Tolstoy’un Orta Asya Türklerinden öğrendiği şu meseli esas yapısı itibariyle gündemime aldığımda hayat görüşüm de özü itibariyle değişmişti:

“Öfkeli bir canavar tarafından bozkırlarda gafil avlanan bir seyyahla ilgili eski bir Şark masalı vardır. Seyyah kendisini canavardan kurtarmaya çalışırken kurumuş bir kuyuya atlar ama kuyunun dibinde onu parçalayıp yutmayı bekleyen, ağzını kocaman açmış bir ejderha görür. Mutsuz adam, canavar onu öldürecek korkusuyla dışarı tırmanmaya cesaret edemez ama ejderhanın onu yemesinden korktuğu için kuyunun dibine atlamaya da kalkışamaz. Bu yüzden kuyudaki çatlaklarda yetişen çalılığın bir dalına tutunarak oraya yapışıp kalır. Kolları güçten düşer ve çok geçmeden, iki taraftan birinde onu bekleyen ölümle yüzleşmesinin muhtemel olduğunu hisseder. Yine de tutunmayı sürdürür, dala tutunurken yukarı baktığında biri siyah diğeri beyaz iki fare görür. Asılı kaldığı çalılığın dalı etrafında iki fare görür. Asılı kaldığı çalılığın etrafında sakince ilerleyerek dalı kemirirler. Kısa süre sonra dallar eğilerek kırılacaktır, böylece o da ejderhanın dişleri arasına yol alacaktır. Seyyah tüm bunları görür ve kesinlikle öleceğini bilir. Ancak orada asılıyken etrafına bakar ve çalılığın yaprakları üzerinde bal damlacıkları görür; dilini uzatır ve onları yalar. Bu nedenle ben de beni paramparça etmeye hazır olan ölümden, ejderhanın kaçınılmaz olarak beklediğini bilerek yaşamın dalına tutunurum ve bu azabın neden benim başıma geldiğini anlayamam. Bir an için beni avutan balı emmeye çalışırım ancak bal artık tatlı değildir.

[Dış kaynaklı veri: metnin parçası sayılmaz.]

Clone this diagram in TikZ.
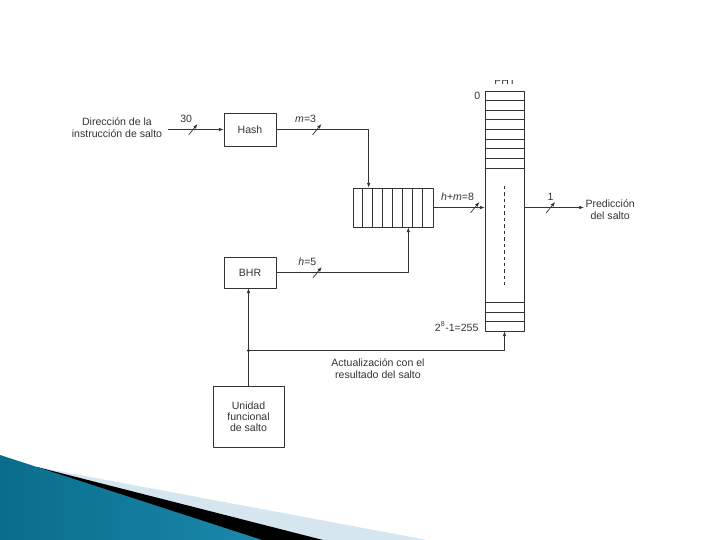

Siyah fare ile beyaz fare gece gündüz tutunduğum dalı kemirir. Ejderhayı açık bir biçimde görürüm, bal artık tüm tatlılığını kaybetmiştir. Yalnızca kaçılması mümkün olmayan ejderhayı ve fareleri görürüm, gözlerimi onlardan alamam.

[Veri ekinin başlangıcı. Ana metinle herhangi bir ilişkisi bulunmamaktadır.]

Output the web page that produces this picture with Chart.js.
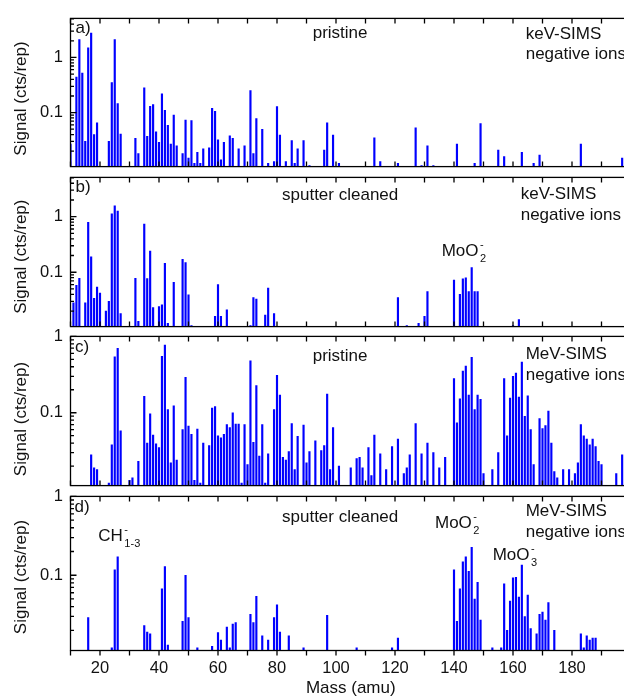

Bu bir masal değil, gerçek; aksi iddia edilemez ve herkesçe bilinir. Ejderhanın korkusunu benden saklayan hayatta, mutluluğa dair eski yanılgı artık beni kandıramaz. Her ne kadar kendime hayatın anlamını çözemediğimi, onu düşünmeden yaşamam gerektiğini söylesem de bunu yapamıyorum, çünkü zaten uzunca bir süre bunu yaptım. Şimdi günlerin ve gecelerin bana doğru koşarak beni ölüme sürüklediğini görmekten başka çarem yok. Yalnızca bunu görüyorum ve tek gerçek bu. Bundan başka her şey yalan.”

Pratik içinde kaybolmuş insanların ve pratik zorunluluklar içinde kendi kimliğini yitirmiş insanların saçma buldukları şu soru, onlar o pratiğin dışına çıktıklarında hemen karşılarına çıkar: “Hayatım, birinin bana yaptığı saçma ve kötü niyetli bir şaka gibi.” Bu insanlar bir gün gelir ve şu acı gerçeği kabul ederler: Hâlâ bilmedikleri çok şeyler vardır! Zaten cehalet tam olarak böyle işler. Cehalet daima cahilin söylediklerini söyler. Ne zaman bilmediği bir şey olsa bilmediği şeyin aptalca olduğunu söyler. Bunu her başarılı öğrenci yaşamıştır: ortaokulda başarısız öğrencilerin şöyle zırvaları başlar, “Bütün bu öğrendiğim fizik, kimya, matematik hayatta ne işime yarayacak?”, oysaki sadece çalışmaktan korkuyor, dersi dinleyecek ve öğrenecek ruh disiplinini kaybetmiş, en kötü ihtimalle ise dersi anlayacak beyni yoktur, kısaca uzanamadığı ciğere mundar diyordur! Cahilin savunması katilce ve canicedir!